If the UN had been consulted, doubtless its “Security” Council would still be debating, deliberating and generally delaying as part of a years-long process. Much as it has dealt with the massacres still proceeding in Darfur. Or rather not dealt with them.

Thank you, Mr. Vice President of the Philippines, but some of us would just as soon consult with the U.S. Navy. It responds. With dispatch.

Other foreign officials echoed the Philippine vice president’s advice, saying it’s unlikely that American action in this satisfying instance will discourage pirates off the Horn of Africa. Well, we know of three pirates who have been decidedly discouraged. They should no longer be a problem for ship traffic.


If this doesn’t teach these brigands not to mess with the United States of America, nothing will.

And because nothing may, let’s look to that most reliable guide to the future for an example to follow: the past. In the infancy of this Republic, a young United States of America followed the lead of European powers and routinely paid tribute to the pirates operating along the Barbary Coast out of Algiers, Morocco, Tripoli and Tunis. Piracy was their trade, the same one now flourishing off the African coast.

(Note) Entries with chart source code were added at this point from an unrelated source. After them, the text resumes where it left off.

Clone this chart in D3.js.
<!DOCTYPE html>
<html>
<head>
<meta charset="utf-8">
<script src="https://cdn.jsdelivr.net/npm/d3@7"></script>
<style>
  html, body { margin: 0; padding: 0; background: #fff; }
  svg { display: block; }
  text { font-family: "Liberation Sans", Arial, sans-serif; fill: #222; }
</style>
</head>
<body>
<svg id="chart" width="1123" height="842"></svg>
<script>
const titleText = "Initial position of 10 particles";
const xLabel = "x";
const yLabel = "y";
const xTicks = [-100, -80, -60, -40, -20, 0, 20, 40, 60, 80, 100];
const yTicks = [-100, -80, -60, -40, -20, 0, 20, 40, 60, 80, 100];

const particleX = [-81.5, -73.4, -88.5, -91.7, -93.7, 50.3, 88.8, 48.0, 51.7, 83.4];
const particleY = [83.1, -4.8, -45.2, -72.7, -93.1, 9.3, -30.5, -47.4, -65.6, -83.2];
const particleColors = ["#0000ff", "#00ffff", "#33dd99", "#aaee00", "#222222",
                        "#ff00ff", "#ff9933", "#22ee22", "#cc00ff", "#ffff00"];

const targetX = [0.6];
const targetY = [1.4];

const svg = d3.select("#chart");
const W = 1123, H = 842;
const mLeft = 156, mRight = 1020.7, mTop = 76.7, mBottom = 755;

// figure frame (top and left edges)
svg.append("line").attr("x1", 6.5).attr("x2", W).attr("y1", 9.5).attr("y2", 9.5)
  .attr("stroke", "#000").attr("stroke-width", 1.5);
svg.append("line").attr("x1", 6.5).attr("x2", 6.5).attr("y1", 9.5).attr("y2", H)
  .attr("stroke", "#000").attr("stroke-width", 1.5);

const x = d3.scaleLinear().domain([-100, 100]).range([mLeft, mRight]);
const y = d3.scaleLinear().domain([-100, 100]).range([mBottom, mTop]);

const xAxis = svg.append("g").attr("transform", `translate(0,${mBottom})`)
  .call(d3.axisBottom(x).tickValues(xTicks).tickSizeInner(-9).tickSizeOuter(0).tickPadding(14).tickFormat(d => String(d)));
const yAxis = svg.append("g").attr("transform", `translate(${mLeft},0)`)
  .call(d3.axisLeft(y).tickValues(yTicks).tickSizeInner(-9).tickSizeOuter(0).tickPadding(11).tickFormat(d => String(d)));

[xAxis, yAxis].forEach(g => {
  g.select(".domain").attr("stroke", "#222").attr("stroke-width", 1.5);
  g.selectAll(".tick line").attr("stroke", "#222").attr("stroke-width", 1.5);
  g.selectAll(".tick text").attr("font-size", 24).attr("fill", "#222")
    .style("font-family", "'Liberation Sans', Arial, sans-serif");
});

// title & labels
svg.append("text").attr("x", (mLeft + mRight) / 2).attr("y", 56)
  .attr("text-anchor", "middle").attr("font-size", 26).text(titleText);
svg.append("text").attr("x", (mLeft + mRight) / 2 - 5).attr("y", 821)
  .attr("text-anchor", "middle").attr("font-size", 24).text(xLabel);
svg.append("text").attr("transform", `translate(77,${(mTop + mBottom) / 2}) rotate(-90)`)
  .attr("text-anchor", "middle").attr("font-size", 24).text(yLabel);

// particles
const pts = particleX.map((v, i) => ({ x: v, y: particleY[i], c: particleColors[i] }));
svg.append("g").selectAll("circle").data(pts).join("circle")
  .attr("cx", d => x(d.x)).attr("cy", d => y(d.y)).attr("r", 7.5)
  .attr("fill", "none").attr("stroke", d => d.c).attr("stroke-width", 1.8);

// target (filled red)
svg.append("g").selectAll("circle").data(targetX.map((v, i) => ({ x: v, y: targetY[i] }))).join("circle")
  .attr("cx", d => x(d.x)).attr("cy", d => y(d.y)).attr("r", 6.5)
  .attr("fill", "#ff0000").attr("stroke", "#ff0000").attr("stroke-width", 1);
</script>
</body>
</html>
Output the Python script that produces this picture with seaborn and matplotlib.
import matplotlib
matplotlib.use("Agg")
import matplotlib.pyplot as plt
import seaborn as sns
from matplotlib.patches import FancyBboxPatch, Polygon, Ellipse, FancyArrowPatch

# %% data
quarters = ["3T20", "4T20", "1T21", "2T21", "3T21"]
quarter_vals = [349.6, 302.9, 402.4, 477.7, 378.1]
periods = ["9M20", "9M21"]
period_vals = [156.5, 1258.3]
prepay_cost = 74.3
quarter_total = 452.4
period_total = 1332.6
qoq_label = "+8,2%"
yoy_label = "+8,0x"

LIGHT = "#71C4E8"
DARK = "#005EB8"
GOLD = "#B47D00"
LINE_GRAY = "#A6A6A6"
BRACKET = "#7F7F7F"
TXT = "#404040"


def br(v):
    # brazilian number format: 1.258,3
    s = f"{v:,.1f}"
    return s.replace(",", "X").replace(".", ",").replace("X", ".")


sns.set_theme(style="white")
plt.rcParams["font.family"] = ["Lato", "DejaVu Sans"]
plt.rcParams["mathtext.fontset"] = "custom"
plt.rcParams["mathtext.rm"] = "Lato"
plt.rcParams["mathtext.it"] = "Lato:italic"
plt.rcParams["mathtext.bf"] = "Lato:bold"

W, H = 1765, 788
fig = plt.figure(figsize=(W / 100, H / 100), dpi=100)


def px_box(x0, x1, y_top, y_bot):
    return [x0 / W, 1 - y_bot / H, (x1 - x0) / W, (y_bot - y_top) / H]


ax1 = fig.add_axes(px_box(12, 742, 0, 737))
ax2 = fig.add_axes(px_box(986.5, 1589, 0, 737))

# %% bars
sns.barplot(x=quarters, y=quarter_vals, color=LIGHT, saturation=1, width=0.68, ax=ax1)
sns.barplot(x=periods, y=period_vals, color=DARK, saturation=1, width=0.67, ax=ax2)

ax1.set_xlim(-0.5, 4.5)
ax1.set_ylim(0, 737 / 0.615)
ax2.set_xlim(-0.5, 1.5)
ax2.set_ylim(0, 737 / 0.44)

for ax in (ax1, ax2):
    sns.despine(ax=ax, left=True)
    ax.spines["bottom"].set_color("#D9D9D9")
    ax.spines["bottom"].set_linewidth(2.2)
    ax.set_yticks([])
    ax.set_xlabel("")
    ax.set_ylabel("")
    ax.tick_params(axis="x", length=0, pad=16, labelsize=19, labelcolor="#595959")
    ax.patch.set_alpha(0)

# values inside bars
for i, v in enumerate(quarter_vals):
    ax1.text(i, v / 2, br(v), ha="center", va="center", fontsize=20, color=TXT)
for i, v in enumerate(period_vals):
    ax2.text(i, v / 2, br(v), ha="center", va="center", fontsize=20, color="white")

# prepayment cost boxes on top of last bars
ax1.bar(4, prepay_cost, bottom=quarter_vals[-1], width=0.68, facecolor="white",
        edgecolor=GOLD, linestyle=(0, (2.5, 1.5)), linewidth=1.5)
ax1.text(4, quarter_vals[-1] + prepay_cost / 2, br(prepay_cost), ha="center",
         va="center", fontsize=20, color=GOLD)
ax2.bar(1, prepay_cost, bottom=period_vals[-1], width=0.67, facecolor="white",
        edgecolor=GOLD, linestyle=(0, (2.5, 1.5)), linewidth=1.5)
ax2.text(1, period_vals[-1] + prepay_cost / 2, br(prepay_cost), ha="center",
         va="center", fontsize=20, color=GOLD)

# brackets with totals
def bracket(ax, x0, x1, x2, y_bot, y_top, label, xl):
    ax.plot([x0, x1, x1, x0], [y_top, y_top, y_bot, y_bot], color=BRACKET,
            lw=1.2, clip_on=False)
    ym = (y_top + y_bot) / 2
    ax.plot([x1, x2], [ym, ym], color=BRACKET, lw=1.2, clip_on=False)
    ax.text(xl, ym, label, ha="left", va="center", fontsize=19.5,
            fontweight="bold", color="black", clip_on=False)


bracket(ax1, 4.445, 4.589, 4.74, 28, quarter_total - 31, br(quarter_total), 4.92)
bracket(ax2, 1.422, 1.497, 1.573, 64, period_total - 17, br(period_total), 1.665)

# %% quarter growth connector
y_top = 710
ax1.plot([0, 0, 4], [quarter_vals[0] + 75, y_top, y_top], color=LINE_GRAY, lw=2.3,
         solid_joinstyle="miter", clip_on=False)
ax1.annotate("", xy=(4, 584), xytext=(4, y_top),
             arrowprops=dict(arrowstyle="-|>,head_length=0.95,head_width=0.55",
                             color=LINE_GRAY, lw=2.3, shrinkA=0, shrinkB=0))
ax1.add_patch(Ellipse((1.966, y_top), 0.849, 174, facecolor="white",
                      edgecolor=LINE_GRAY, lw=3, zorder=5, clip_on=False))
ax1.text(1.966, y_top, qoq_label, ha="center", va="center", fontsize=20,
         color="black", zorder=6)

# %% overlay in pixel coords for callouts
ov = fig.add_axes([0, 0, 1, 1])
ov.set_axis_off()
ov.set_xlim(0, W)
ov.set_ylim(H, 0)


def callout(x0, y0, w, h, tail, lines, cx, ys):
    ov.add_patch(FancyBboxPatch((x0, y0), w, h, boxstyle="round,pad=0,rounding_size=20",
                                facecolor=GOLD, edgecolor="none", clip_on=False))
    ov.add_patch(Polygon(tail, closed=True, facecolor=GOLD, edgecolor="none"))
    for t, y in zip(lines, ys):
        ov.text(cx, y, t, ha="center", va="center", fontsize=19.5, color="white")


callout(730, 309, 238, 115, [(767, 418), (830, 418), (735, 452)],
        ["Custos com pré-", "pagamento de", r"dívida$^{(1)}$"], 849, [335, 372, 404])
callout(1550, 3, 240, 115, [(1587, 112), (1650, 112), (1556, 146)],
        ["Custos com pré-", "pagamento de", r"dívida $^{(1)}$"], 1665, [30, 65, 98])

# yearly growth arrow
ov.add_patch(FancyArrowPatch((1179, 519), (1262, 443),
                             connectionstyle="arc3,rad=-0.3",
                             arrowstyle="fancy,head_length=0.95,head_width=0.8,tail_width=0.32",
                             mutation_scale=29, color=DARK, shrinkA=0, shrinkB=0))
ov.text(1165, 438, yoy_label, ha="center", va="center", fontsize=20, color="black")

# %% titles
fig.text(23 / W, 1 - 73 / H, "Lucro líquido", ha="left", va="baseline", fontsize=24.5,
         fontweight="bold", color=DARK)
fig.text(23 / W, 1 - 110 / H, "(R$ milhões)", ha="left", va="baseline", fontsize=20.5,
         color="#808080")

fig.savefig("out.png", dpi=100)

But by 1803 a new American president – Thomas Jefferson – had had enough. Though he was a man of peace who proposed to economize on the country’s defenses, he ordered a naval squadron to the shores of Tripoli to resolve this little matter. Forcefully.

That’s just what Lieut. Stephen Decatur and his Marines proceeded to do, imposing a blockade on the pirates’ home port, and eventually a series of formal peace treaties on all these rogue states. End of piracy. At least in that time and place.

Mr. Jefferson’s is a precedent worth following. And a tradition worth reviving.